News - Capital University Law School

Doing Well and Doing Good

2/10/2014  - 

When Troy Doucet wanted to give back to the community, he briefly considered writing a check. But in the end, he opted for more hands-on involvement in public service. Doucet, founder of the law firm Doucet and Associates Co., L.P.A., decided to hire a full time associate to focus exclusively on pro bono matters. “I preferred that option to simply making a financial contribution,” says Doucet. “I like the idea of really directing my firm’s expertise and experience toward helping the public.”   

In the short time since graduating from Capital University Law School in 2010, Doucet has built a thriving foreclosure defense and consumer protection law firm. Doucet and Associates now employs eight attorneys and three support staff. It recently relocated from the Easton area of Columbus to a new, larger office in Dublin, Ohio. About 85 percent of the firm’s work involves defending homeowners from mortgage foreclosure. (Doucet was in the mortgage business before attending law school and published a book on foreclosure while still a student.) The rest of the firm’s energy goes mostly to consumer protection law and helping small businesses.
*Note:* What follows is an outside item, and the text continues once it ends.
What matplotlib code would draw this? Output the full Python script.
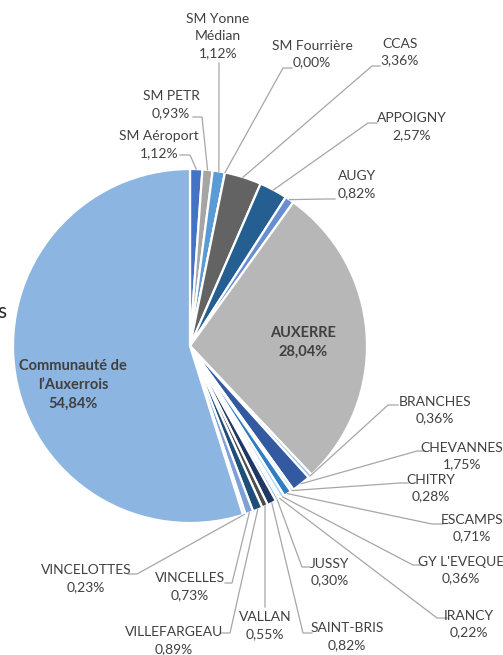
import matplotlib.pyplot as plt
import numpy as np

plt.rcParams['font.family'] = ['Lato', 'DejaVu Sans']

W, H = 503, 655

# ---- data (clockwise from 12 o'clock) ----
names = ["SM Aéroport", "SM PETR", "SM Yonne\nMédian", "SM Fourrière", "CCAS",
         "APPOIGNY", "AUGY", "AUXERRE", "BRANCHES", "CHEVANNES", "CHITRY",
         "ESCAMPS", "GY L'EVEQUE", "IRANCY", "JUSSY", "SAINT-BRIS", "VALLAN",
         "VILLEFARGEAU", "VINCELLES", "VINCELOTTES", "Communauté de\nl’Auxerrois"]
shares = [1.12, 0.93, 1.12, 0.00, 3.36,
          2.57, 0.82, 28.04, 0.36, 1.75, 0.28,
          0.71, 0.36, 0.22, 0.30, 0.82, 0.55,
          0.89, 0.73, 0.23, 54.84]
colors = ["#4472C4", "#A5A5A5", "#5B9BD5", "#264478", "#636363",
          "#255E91", "#698ED0", "#B7B7B7", "#9DC3E6", "#335AA1", "#BDD7EE",
          "#327DC2", "#A9D1F7", "#8FAADC", "#7CAFDD", "#203864", "#4D4D4D",
          "#1F4E79", "#7F9FD7", "#A9C4EB", "#8DB5E1"]

# label layout in pixels: text centre, knee of leader, end of leader
label_pos = {
    "SM Aéroport": ((159, 144.5), (190, 155), (180, 155)),
    "SM PETR": ((171, 105), (202, 117), (193, 117)),
    "SM Yonne\nMédian": ((218, 36), (219, 63), (219, 63)),
    "SM Fourrière": ((312, 54), (283, 68), (292, 68)),
    "CCAS": ((400, 52), (372, 66), (380, 66)),
    "APPOIGNY": ((412, 127), (368, 123), (377, 123)),
    "AUGY": ((357, 185), (325, 199), (335, 199)),
    "BRANCHES": ((435, 410), (388, 405), (398, 405)),
    "CHEVANNES": ((462, 456), (417, 451), (425, 451)),
    "CHITRY": ((431, 488), (400, 483), (408, 483)),
    "ESCAMPS": ((472, 528), (432, 524), (443, 524)),
    "GY L'EVEQUE": ((461, 570), (413, 565), (423, 565)),
    "IRANCY": ((469, 624), (437, 618), (447, 618)),
    "JUSSY": ((330, 572), (302, 567), (310, 567)),
    "SAINT-BRIS": ((347, 637), (303, 633), (312, 633)),
    "VALLAN": ((265, 625.5), (265, 607), (265, 607)),
    "VILLEFARGEAU": ((174, 641), (230, 633), (220, 633)),
    "VINCELLES": ((190, 587), (232, 583), (225, 583)),
    "VINCELOTTES": ((86, 579), (137, 574), (128, 574)),
}
inside_pos = {"AUXERRE": (303, 342.5), "Communauté de\nl’Auxerrois": (73, 385)}

cx, cy, r = 190, 346, 177


def py(y):
    return H - y


fig = plt.figure(figsize=(W / 100, H / 100), dpi=100)
ax = fig.add_axes([0, 0, 1, 1])
ax.pie(shares, colors=colors, startangle=90, counterclock=False,
       center=(cx, py(cy)), radius=r,
       wedgeprops=dict(edgecolor='white', linewidth=1.6))
ax.set_xlim(0, W)
ax.set_ylim(0, H)
ax.set_aspect('equal')
ax.axis('off')

fmt = lambda v: f"{v:.2f}%".replace('.', ',')
cum = np.cumsum([0] + shares[:-1])
for name, v, c0 in zip(names, shares, cum):
    txt = f"{name}\n{fmt(v)}"
    if name in inside_pos:
        x, y = inside_pos[name]
        ax.text(x, py(y), txt, ha='center', va='center', fontsize=10.5,
                fontweight='bold', color='#404040', linespacing=1.45)
        continue
    (tx, ty), (kx, ky), (ex, ey) = label_pos[name]
    ang = np.deg2rad(360 * (c0 + v / 2) / 100)
    sx, sy = cx + r * np.sin(ang), cy - r * np.cos(ang)
    ax.plot([sx, kx, ex], [py(sy), py(ky), py(ey)], color='#A6A6A6', lw=0.9)
    ax.text(tx, py(ty), txt, ha='center', va='center', fontsize=10,
            color='#404040', linespacing=1.5)

# cut-off text at the left border
ax.text(6, py(312), "s", ha='right', va='center', fontsize=15, color='#262626')

fig.savefig("out.png", dpi=100)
Longer range, Doucet anticipates more involvement in class action consumer suits — the firm has filed two such suits already. 

In the course of his firm’s rapid expansion, Doucet has favored Capital Law students and graduates as clerks, externs and associates.  “Attorneys graduating from Capital have a terrific grasp of black letter law and how to apply it,” he explains. “They have a practical skill set that is sometimes very difficult to find.” Moreover, hiring from Capital allows Doucet to show his appreciation to the institution. “I received a great education from Capital and love to give back to the school,” he says. 

His new pro bono associate will focus primarily on landlord-tenant law, although the precise mix of representation will depend on need. His firm is working with the Legal Aid Society of Columbus to identify overflow requests for help.  “When someone needs help but can’t afford to pay, we’ll be in a good position to assist,” Doucet explains. “This is much better than turning away those in need.”